- _GIVEN TASK_: Leave out the pictures, and retype only the lines from the beginning of the material through the line that contains "Chart.register(...registerables);", including both.
___ DATA ___
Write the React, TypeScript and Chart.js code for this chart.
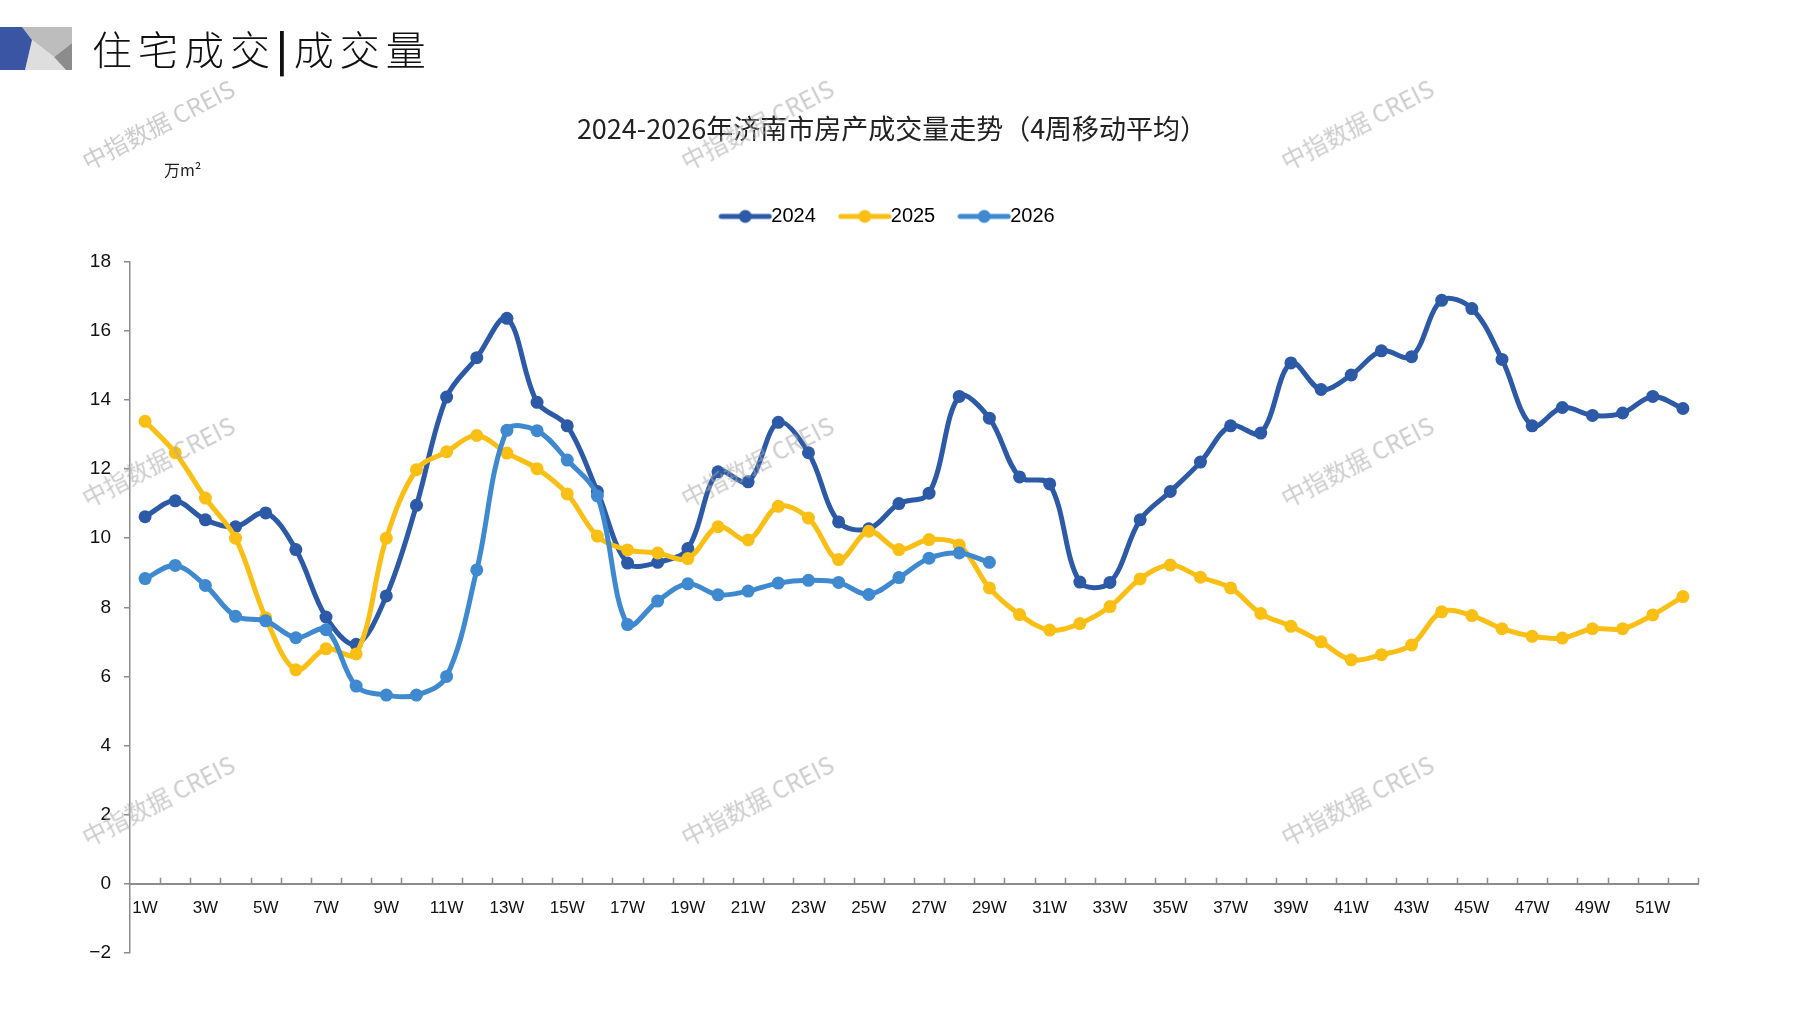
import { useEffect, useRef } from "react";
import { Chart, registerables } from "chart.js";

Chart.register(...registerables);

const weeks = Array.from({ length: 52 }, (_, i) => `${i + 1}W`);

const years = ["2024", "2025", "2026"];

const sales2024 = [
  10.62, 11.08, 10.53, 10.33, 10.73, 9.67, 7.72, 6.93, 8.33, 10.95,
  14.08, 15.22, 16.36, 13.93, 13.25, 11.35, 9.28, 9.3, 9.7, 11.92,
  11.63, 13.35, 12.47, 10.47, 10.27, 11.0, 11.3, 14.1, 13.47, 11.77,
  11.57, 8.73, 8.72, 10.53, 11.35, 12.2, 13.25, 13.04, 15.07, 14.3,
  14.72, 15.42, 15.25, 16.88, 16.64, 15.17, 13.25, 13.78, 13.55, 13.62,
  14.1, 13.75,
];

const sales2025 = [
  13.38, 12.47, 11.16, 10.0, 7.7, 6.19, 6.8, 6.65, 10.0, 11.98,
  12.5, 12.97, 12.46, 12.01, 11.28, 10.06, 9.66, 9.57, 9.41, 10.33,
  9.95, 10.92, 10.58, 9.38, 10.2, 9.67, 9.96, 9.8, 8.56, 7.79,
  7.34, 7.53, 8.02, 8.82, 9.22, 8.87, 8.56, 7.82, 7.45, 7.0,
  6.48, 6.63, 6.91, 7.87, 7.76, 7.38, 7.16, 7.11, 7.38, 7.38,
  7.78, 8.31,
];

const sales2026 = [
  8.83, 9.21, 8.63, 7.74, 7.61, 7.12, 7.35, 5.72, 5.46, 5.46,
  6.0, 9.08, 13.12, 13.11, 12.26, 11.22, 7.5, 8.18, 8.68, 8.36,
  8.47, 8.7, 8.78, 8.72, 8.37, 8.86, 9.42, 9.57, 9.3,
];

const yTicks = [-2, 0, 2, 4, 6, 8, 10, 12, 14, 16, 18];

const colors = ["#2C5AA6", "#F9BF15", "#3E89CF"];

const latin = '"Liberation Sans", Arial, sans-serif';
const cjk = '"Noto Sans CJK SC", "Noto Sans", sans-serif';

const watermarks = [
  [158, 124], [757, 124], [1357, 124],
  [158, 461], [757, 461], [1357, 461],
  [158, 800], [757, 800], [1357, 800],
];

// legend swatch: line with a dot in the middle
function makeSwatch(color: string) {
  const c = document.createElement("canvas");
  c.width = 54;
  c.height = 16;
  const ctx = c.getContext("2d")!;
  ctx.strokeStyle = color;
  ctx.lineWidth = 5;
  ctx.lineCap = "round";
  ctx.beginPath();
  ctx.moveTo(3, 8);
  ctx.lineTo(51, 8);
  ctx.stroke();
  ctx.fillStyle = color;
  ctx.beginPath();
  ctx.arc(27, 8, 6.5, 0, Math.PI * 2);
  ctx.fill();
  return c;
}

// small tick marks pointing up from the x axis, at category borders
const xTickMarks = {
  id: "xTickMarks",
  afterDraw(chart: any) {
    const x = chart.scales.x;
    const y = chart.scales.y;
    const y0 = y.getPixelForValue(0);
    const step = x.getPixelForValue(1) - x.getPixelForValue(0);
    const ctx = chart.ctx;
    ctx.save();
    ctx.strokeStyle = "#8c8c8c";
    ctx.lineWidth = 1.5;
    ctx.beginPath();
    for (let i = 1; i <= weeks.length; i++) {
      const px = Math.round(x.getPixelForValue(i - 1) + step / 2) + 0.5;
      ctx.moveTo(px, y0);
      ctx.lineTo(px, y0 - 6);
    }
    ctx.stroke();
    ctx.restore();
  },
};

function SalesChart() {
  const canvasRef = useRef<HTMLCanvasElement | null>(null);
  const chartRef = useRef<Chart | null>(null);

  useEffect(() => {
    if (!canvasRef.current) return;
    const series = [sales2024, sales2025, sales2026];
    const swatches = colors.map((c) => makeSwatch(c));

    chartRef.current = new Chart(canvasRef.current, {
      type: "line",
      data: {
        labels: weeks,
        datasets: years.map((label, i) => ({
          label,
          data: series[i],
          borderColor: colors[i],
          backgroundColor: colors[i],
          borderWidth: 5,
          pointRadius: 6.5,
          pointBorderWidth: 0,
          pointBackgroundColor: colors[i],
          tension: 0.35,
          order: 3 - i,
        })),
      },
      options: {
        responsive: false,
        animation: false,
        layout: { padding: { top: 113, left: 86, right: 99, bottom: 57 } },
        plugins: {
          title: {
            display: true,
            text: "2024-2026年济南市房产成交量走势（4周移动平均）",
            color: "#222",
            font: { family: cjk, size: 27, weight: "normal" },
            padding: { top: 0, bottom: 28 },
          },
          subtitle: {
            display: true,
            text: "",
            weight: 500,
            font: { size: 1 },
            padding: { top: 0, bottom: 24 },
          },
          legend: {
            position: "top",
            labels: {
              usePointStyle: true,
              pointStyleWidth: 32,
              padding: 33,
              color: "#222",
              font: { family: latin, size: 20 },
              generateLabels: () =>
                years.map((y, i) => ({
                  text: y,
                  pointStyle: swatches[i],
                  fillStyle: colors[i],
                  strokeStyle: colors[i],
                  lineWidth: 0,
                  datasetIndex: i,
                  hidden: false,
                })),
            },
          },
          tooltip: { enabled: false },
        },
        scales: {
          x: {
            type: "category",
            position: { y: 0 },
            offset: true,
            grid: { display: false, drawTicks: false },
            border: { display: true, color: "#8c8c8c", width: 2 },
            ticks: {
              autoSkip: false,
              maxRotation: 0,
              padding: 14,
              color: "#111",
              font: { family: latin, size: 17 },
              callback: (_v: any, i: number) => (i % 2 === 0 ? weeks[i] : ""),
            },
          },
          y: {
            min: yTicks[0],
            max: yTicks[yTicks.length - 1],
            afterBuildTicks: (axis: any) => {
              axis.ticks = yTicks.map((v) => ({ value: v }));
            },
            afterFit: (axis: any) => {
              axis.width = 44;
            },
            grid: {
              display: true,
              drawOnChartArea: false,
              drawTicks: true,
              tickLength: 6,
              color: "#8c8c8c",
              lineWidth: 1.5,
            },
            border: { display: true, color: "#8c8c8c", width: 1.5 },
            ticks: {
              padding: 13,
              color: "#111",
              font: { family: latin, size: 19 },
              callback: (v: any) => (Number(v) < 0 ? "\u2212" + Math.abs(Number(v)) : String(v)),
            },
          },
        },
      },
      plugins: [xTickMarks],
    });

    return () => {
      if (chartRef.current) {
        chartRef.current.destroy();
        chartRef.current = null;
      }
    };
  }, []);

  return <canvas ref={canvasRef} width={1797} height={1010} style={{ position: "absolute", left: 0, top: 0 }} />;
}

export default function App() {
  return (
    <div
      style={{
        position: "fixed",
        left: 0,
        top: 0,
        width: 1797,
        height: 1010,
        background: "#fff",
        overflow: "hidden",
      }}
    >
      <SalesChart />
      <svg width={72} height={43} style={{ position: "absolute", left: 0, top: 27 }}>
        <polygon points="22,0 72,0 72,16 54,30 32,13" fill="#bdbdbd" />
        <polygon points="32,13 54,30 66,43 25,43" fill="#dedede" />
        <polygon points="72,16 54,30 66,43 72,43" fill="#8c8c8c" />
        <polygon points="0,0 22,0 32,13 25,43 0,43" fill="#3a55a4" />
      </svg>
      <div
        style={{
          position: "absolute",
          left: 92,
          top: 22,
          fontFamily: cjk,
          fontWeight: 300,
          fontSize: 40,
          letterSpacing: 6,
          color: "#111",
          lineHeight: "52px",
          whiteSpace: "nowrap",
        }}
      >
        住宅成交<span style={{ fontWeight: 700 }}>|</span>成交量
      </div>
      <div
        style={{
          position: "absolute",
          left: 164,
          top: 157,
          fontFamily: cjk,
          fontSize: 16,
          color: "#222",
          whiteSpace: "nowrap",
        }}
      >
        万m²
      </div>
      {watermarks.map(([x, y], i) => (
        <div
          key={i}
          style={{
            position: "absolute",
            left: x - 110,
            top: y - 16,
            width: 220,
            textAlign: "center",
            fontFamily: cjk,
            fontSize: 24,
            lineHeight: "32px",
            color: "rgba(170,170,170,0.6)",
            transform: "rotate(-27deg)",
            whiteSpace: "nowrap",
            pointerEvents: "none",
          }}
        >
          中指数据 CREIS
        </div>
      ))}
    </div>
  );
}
___
- _WRITTEN RESPONSE_:
Write the React, TypeScript and Chart.js code for this chart.
import { useEffect, useRef } from "react";
import { Chart, registerables } from "chart.js";

Chart.register(...registerables);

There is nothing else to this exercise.